Longford’s religious beliefs eventually got him into trouble. In September 1581 the 6th Earl of Shrewsbury was ordered to send him to London, if he was in a fit condition to travel, while in 1585 Humphrey Bridges, a former servant of Longford, accused him of having a secret correspondence with Mary Queen of Scots. She had written, Bridges claimed, urging Longford to be steadfast in his religion, promising to make him a duke and to make his chaplain archbishop of Canterbury, when she attained power. As a result Longford was again called before the Privy Council in London, and was committed to the Marshalsea in June 1585. He seems to have been still under observation in London in 1587. In September of that year he was allowed to return to Derbyshire for 3 months.

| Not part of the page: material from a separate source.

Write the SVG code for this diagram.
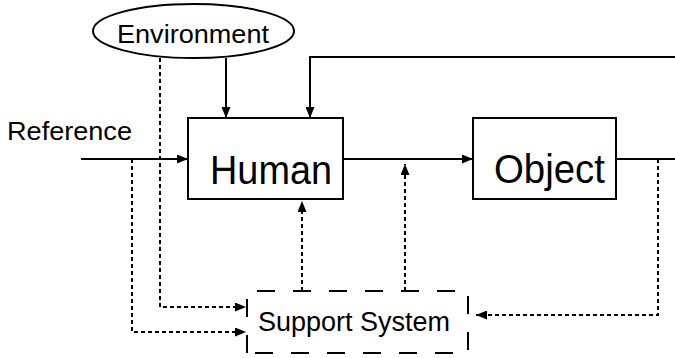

Longford was not, however, without influential friends at court. John Manners, writing to Gilbert Talbot, 7th Earl of Shrewsbury, in 1592, concerning recusants in Derbyshire, noted that there were no gentlemen ‘of reckoning now resident in this shire, that for recusancy, either are to be disarmed or committed which I can have intelligence of, except Mr. Longford, with whom we did not deal at the last time, by reason of a letter he procured from the late lord chancellor [Christopher Hatton I] for his discharge’.4

By the end of 1594, however, Longford had apparently conformed. In a letter to Robert Cecil he stated that he had been satisfied by some of his learned friends regarding his former scruples, and he had already attended divine service ‘in divers public presences’. ‘My suit is’, he added, ‘that as you have power so you will help to deliver me from those former dangers and troubles I have incurred by my recusancy’. Under the laxer régime of James I’s early years he seems to have reverted to Catholicism. His name is included in a list of unconvicted recusants, drawn up in 1609.5

It is impossible to assess the full effect of his recusancy on his estates, but there are some indications that he was forced to borrow money and sell land. A loan of £300 from the 7th Earl of Shrewsbury in 1591 led to a Chancery suit in which Longford accused the Earl of retaining the land which had been pledged as security, although the money had been repaid. In 1595 he was engaged in negotiating the sale of some lands in the manor of Withington, Lancashire, with Robert Cecil for £1,750. The sale was still incomplete in November 1596, Longford apparently being unwilling to complete it. Cecil wrote to a Thomas Thacker, who was negotiating on Longford’s behalf, that he looked to ‘be better satisfied than to be thus juggled withal by him or you’. Cecil required Longford to come to London ‘upon this my sending to him in courtesy, which if he shall forbear or trifle with me in, I know some better reason to fetch him up in another manner’. The sale was eventually concluded. In 1597 Longford requested to be released from his privy seal for the government demand for a loan of £20, as he could find no one to lend him the money. Nothing more has been ascertained about Longford, who died, apparently s.p. in 1610.6

Ref Volumes: 1558-1603

Author: A. M. Mimardière

Notes

  • 1. C142/68/53; Genealogist, n.s. viii. 18. (This pedigree incorrectly shows two of Longford’s sisters as his daughters); CPR, 1553, p. 263; PCC 20 Dyngeley, 53 Mellershe, 19 Holney.
  • 2. Somerville, Duchy, i. 462; OR, i. 360; PCC 28 Morrison; DNB (Hastings, Sir Francis).
  • 3. CPR, 1563-6, p. 260.
  • 4. APC, xiii. 97; xv. 220-1; SP12/176/65, 65(1); Cath. Rec. Soc. ii. 240; Coll. of Arms, Talbot mss H, f. 415.
  • 5. HMC Hatfield, v. 31; CSP Dom. Add. 1580-1625, pp. 519-20.
  • 6. C2Eliz./L1/26; HMC Hatfield, V. 23, 276-7; CSP Dom. Add. 1580-1625, p. 514; HMC Rutland, i. 342; Ct. Leet Recs. Manchester 1586-1602 (Chetham Soc. lxv), 40, n. 23.